## [WHAT IS BEING ASKED]
Drop the pictures, then extract the listing word for word.

-----

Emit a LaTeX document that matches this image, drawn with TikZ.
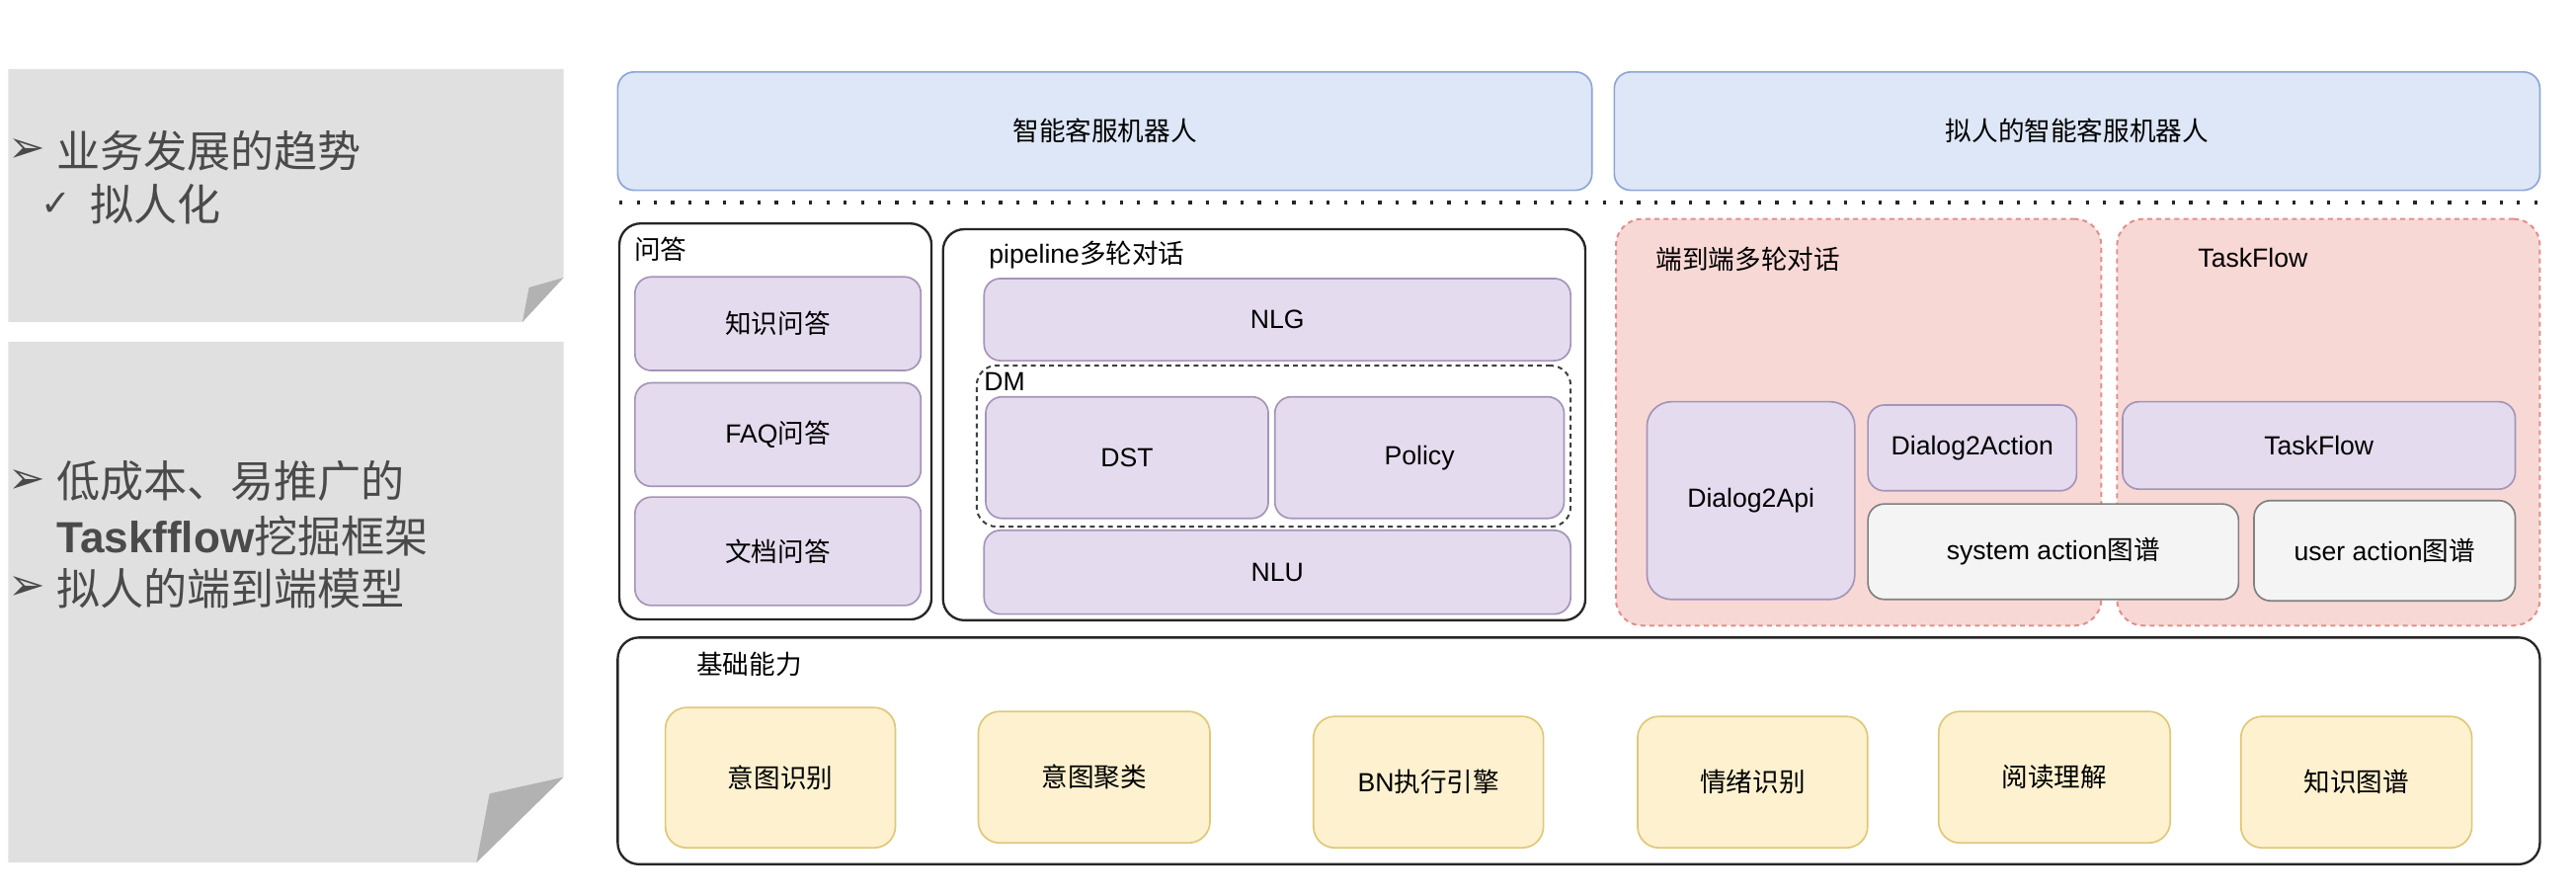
\documentclass[tikz,border=0pt]{standalone}
\usepackage{fontspec}
\usepackage{xcolor}
\setmainfont{Liberation Sans}
\newfontfamily\cjk{Noto Sans CJK SC}
\newfontfamily\dingfont{DejaVu Sans}
\usepackage{tikz}
\usetikzlibrary{arrows,shapes}

\definecolor{panelgray}{HTML}{E0E0E0}
\definecolor{foldgray}{HTML}{B2B2B2}
\definecolor{paneltext}{HTML}{4A4A4A}
\definecolor{bluefill}{HTML}{DDE7F8}
\definecolor{bluedraw}{HTML}{8EA6D6}
\definecolor{purplefill}{HTML}{E4DCEE}
\definecolor{purpledraw}{HTML}{A594B8}
\definecolor{pinkfill}{HTML}{F8D8D5}
\definecolor{pinkdraw}{HTML}{E0908C}
\definecolor{lightfill}{HTML}{F4F4F4}
\definecolor{lightdraw}{HTML}{808080}
\definecolor{yellowfill}{HTML}{FDF1CF}
\definecolor{yellowdraw}{HTML}{DFC878}

\begin{document}
\begin{tikzpicture}[x=1pt,y=-1pt,
    every node/.style={inner sep=0pt, outer sep=0pt},
    dims/.style 2 args={minimum width=#1pt, minimum height=#2pt},
    frame/.style={draw=black!85, line width=1.4pt, rounded corners=13pt, fill=white},
    robot/.style={draw=bluedraw, fill=bluefill, line width=1pt, rounded corners=10pt,
        font=\cjk\fontsize{16}{19}\selectfont},
    module/.style={draw=purpledraw, fill=purplefill, line width=1pt, rounded corners=10pt,
        font=\fontsize{16}{19}\selectfont},
    graphbox/.style={draw=lightdraw, fill=lightfill, line width=1pt, rounded corners=10pt,
        font=\fontsize{16}{19}\selectfont},
    e2e/.style={draw=pinkdraw, fill=pinkfill, line width=1.2pt, rounded corners=16pt,
        dash pattern=on 3pt off 2.5pt},
    skill/.style={draw=yellowdraw, fill=yellowfill, line width=1pt, rounded corners=13pt,
        font=\cjk\fontsize{16}{19}\selectfont},
    tag/.style={anchor=west, font=\fontsize{16}{19}\selectfont},
    bullet/.style={anchor=west, text=paneltext, font=\dingfont\fontsize{27}{30}\selectfont},
    point/.style={anchor=west, text=paneltext, font=\fontsize{26.5}{30}\selectfont},
    sepline/.style={line width=2.5pt, dash pattern=on 2pt off 8.5pt, black!85}]

\useasboundingbox (0,0) rectangle (1568,545);

% left notes
\fill[panelgray] (5,42) -- (343,42) -- (343,169) -- (318,196) -- (5,196) -- cycle;
\fill[foldgray] (318,196) -- (343,169) -- (322,175) -- cycle;
\fill[panelgray] (5,208) -- (343,208) -- (343,473) -- (290,525) -- (5,525) -- cycle;
\fill[foldgray] (290,525) -- (343,473) -- (298,483) -- cycle;

\node[bullet] (b1) at (5,92) {➢};
\node[point] (trend) at (34.5,92) {\cjk 业务发展的趋势};
\node[bullet, font=\dingfont\fontsize{22}{26}\selectfont] (chk) at (25,124.5) {✓};
\node[point] (human) at (55,124.5) {\cjk 拟人化};
\node[bullet] (b2) at (5,293) {➢};
\node[point] (cost) at (34.5,293) {\cjk 低成本、易推广的};
\node[point] (mine) at (34.5,326) {\textbf{Taskfflow}{\cjk 挖掘框架}};
\node[bullet] (b3) at (5,358) {➢};
\node[point] (model) at (34.5,358) {\cjk 拟人的端到端模型};

% robots
\node[robot, dims={593}{72}] (bot) at (672.5,79.8) {智能客服机器人};
\node[robot, dims={563.4}{72}] (hbot) at (1264.3,79.8) {拟人的智能客服机器人};
\coordinate (sepL) at (377,123.5);
\coordinate (sepR) at (1547,123.5);
\draw[sepline] (sepL) -- (sepR);

% QA
\node[frame, dims={190}{241}] (qa) at (472,256.5) {};
\node[tag] (qaT) at (386,152) {\cjk 问答};
\node[module, dims={174}{57}] (kbqa) at (473.5,197) {\cjk 知识问答};
\node[module, dims={174}{63}] (faq) at (473.5,264.5) {FAQ{\cjk 问答}};
\node[module, dims={174}{66}] (docqa) at (473.5,335.5) {\cjk 文档问答};

% pipeline
\node[frame, dims={391}{238}] (pipe) at (769.5,258.5) {};
\node[tag] (pipeT) at (602,155) {pipeline{\cjk 多轮对话}};
\node[module, dims={357}{50}] (nlg) at (777.5,194.5) {NLG};
\node[draw=black!75, line width=1.2pt, dash pattern=on 3pt off 2.5pt, rounded corners=12pt,
    dims={361.5}{98}] (dm) at (775.25,271.5) {};
\node[tag] (dmT) at (599,232.5) {DM};
\node[module, dims={172}{74}] (dst) at (686,278.5) {DST};
\node[module, dims={176}{74}] (policy) at (864,278.5) {Policy};
\node[module, dims={357}{51}] (nlu) at (777.5,348.25) {NLU};

% end to end
\node[e2e, dims={295.4}{247.5}] (endend) at (1131.3,257) {};
\node[tag] (endendT) at (1008,158) {\cjk 端到端多轮对话};
\node[e2e, dims={257.4}{247.5}] (flow) at (1417.3,257) {};
\node[tag] (flowT) at (1338,157) {TaskFlow};
\node[module, rounded corners=15pt, dims={126.5}{120.3}] (d2api) at (1065.75,304.65) {Dialog2Api};
\node[module, dims={127}{52.2}] (d2act) at (1200.5,272.6) {Dialog2Action};
\node[module, dims={239}{53.2}] (tflow) at (1411.5,271.1) {TaskFlow};
\node[graphbox, dims={225.6}{58.1}] (sysg) at (1249.8,335.75) {system action{\cjk 图谱}};
\node[graphbox, dims={159}{61}] (userg) at (1451.5,335.15) {user action{\cjk 图谱}};

% base skills
\node[frame, dims={1170}{138}] (base) at (961,457) {};
\node[tag] (baseT) at (424,404) {\cjk 基础能力};
\node[skill, dims={140}{85.4}] (intent) at (475,473.3) {意图识别};
\node[skill, dims={141}{80}] (cluster) at (666,473) {意图聚类};
\node[skill, dims={140}{80}] (bn) at (869.5,476) {{\normalfont\fontsize{16}{19}\selectfont BN}执行引擎};
\node[skill, dims={140}{80}] (emo) at (1066.8,476) {情绪识别};
\node[skill, dims={141}{80}] (read) at (1250.5,473) {阅读理解};
\node[skill, dims={140.6}{80}] (kg) at (1434.3,476) {知识图谱};
\end{tikzpicture}
\end{document}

-----

## [FULL ANSWER]
Emit a LaTeX document that matches this image, drawn with TikZ.
\documentclass[tikz,border=0pt]{standalone}
\usepackage{fontspec}
\usepackage{xcolor}
\setmainfont{Liberation Sans}
\newfontfamily\cjk{Noto Sans CJK SC}
\newfontfamily\dingfont{DejaVu Sans}
\usepackage{tikz}
\usetikzlibrary{arrows,shapes}

\definecolor{panelgray}{HTML}{E0E0E0}
\definecolor{foldgray}{HTML}{B2B2B2}
\definecolor{paneltext}{HTML}{4A4A4A}
\definecolor{bluefill}{HTML}{DDE7F8}
\definecolor{bluedraw}{HTML}{8EA6D6}
\definecolor{purplefill}{HTML}{E4DCEE}
\definecolor{purpledraw}{HTML}{A594B8}
\definecolor{pinkfill}{HTML}{F8D8D5}
\definecolor{pinkdraw}{HTML}{E0908C}
\definecolor{lightfill}{HTML}{F4F4F4}
\definecolor{lightdraw}{HTML}{808080}
\definecolor{yellowfill}{HTML}{FDF1CF}
\definecolor{yellowdraw}{HTML}{DFC878}

\begin{document}
\begin{tikzpicture}[x=1pt,y=-1pt,
    every node/.style={inner sep=0pt, outer sep=0pt},
    dims/.style 2 args={minimum width=#1pt, minimum height=#2pt},
    frame/.style={draw=black!85, line width=1.4pt, rounded corners=13pt, fill=white},
    robot/.style={draw=bluedraw, fill=bluefill, line width=1pt, rounded corners=10pt,
        font=\cjk\fontsize{16}{19}\selectfont},
    module/.style={draw=purpledraw, fill=purplefill, line width=1pt, rounded corners=10pt,
        font=\fontsize{16}{19}\selectfont},
    graphbox/.style={draw=lightdraw, fill=lightfill, line width=1pt, rounded corners=10pt,
        font=\fontsize{16}{19}\selectfont},
    e2e/.style={draw=pinkdraw, fill=pinkfill, line width=1.2pt, rounded corners=16pt,
        dash pattern=on 3pt off 2.5pt},
    skill/.style={draw=yellowdraw, fill=yellowfill, line width=1pt, rounded corners=13pt,
        font=\cjk\fontsize{16}{19}\selectfont},
    tag/.style={anchor=west, font=\fontsize{16}{19}\selectfont},
    bullet/.style={anchor=west, text=paneltext, font=\dingfont\fontsize{27}{30}\selectfont},
    point/.style={anchor=west, text=paneltext, font=\fontsize{26.5}{30}\selectfont},
    sepline/.style={line width=2.5pt, dash pattern=on 2pt off 8.5pt, black!85}]

\useasboundingbox (0,0) rectangle (1568,545);

% left notes
\fill[panelgray] (5,42) -- (343,42) -- (343,169) -- (318,196) -- (5,196) -- cycle;
\fill[foldgray] (318,196) -- (343,169) -- (322,175) -- cycle;
\fill[panelgray] (5,208) -- (343,208) -- (343,473) -- (290,525) -- (5,525) -- cycle;
\fill[foldgray] (290,525) -- (343,473) -- (298,483) -- cycle;

\node[bullet] (b1) at (5,92) {➢};
\node[point] (trend) at (34.5,92) {\cjk 业务发展的趋势};
\node[bullet, font=\dingfont\fontsize{22}{26}\selectfont] (chk) at (25,124.5) {✓};
\node[point] (human) at (55,124.5) {\cjk 拟人化};
\node[bullet] (b2) at (5,293) {➢};
\node[point] (cost) at (34.5,293) {\cjk 低成本、易推广的};
\node[point] (mine) at (34.5,326) {\textbf{Taskfflow}{\cjk 挖掘框架}};
\node[bullet] (b3) at (5,358) {➢};
\node[point] (model) at (34.5,358) {\cjk 拟人的端到端模型};

% robots
\node[robot, dims={593}{72}] (bot) at (672.5,79.8) {智能客服机器人};
\node[robot, dims={563.4}{72}] (hbot) at (1264.3,79.8) {拟人的智能客服机器人};
\coordinate (sepL) at (377,123.5);
\coordinate (sepR) at (1547,123.5);
\draw[sepline] (sepL) -- (sepR);

% QA
\node[frame, dims={190}{241}] (qa) at (472,256.5) {};
\node[tag] (qaT) at (386,152) {\cjk 问答};
\node[module, dims={174}{57}] (kbqa) at (473.5,197) {\cjk 知识问答};
\node[module, dims={174}{63}] (faq) at (473.5,264.5) {FAQ{\cjk 问答}};
\node[module, dims={174}{66}] (docqa) at (473.5,335.5) {\cjk 文档问答};

% pipeline
\node[frame, dims={391}{238}] (pipe) at (769.5,258.5) {};
\node[tag] (pipeT) at (602,155) {pipeline{\cjk 多轮对话}};
\node[module, dims={357}{50}] (nlg) at (777.5,194.5) {NLG};
\node[draw=black!75, line width=1.2pt, dash pattern=on 3pt off 2.5pt, rounded corners=12pt,
    dims={361.5}{98}] (dm) at (775.25,271.5) {};
\node[tag] (dmT) at (599,232.5) {DM};
\node[module, dims={172}{74}] (dst) at (686,278.5) {DST};
\node[module, dims={176}{74}] (policy) at (864,278.5) {Policy};
\node[module, dims={357}{51}] (nlu) at (777.5,348.25) {NLU};

% end to end
\node[e2e, dims={295.4}{247.5}] (endend) at (1131.3,257) {};
\node[tag] (endendT) at (1008,158) {\cjk 端到端多轮对话};
\node[e2e, dims={257.4}{247.5}] (flow) at (1417.3,257) {};
\node[tag] (flowT) at (1338,157) {TaskFlow};
\node[module, rounded corners=15pt, dims={126.5}{120.3}] (d2api) at (1065.75,304.65) {Dialog2Api};
\node[module, dims={127}{52.2}] (d2act) at (1200.5,272.6) {Dialog2Action};
\node[module, dims={239}{53.2}] (tflow) at (1411.5,271.1) {TaskFlow};
\node[graphbox, dims={225.6}{58.1}] (sysg) at (1249.8,335.75) {system action{\cjk 图谱}};
\node[graphbox, dims={159}{61}] (userg) at (1451.5,335.15) {user action{\cjk 图谱}};

% base skills
\node[frame, dims={1170}{138}] (base) at (961,457) {};
\node[tag] (baseT) at (424,404) {\cjk 基础能力};
\node[skill, dims={140}{85.4}] (intent) at (475,473.3) {意图识别};
\node[skill, dims={141}{80}] (cluster) at (666,473) {意图聚类};
\node[skill, dims={140}{80}] (bn) at (869.5,476) {{\normalfont\fontsize{16}{19}\selectfont BN}执行引擎};
\node[skill, dims={140}{80}] (emo) at (1066.8,476) {情绪识别};
\node[skill, dims={141}{80}] (read) at (1250.5,473) {阅读理解};
\node[skill, dims={140.6}{80}] (kg) at (1434.3,476) {知识图谱};
\end{tikzpicture}
\end{document}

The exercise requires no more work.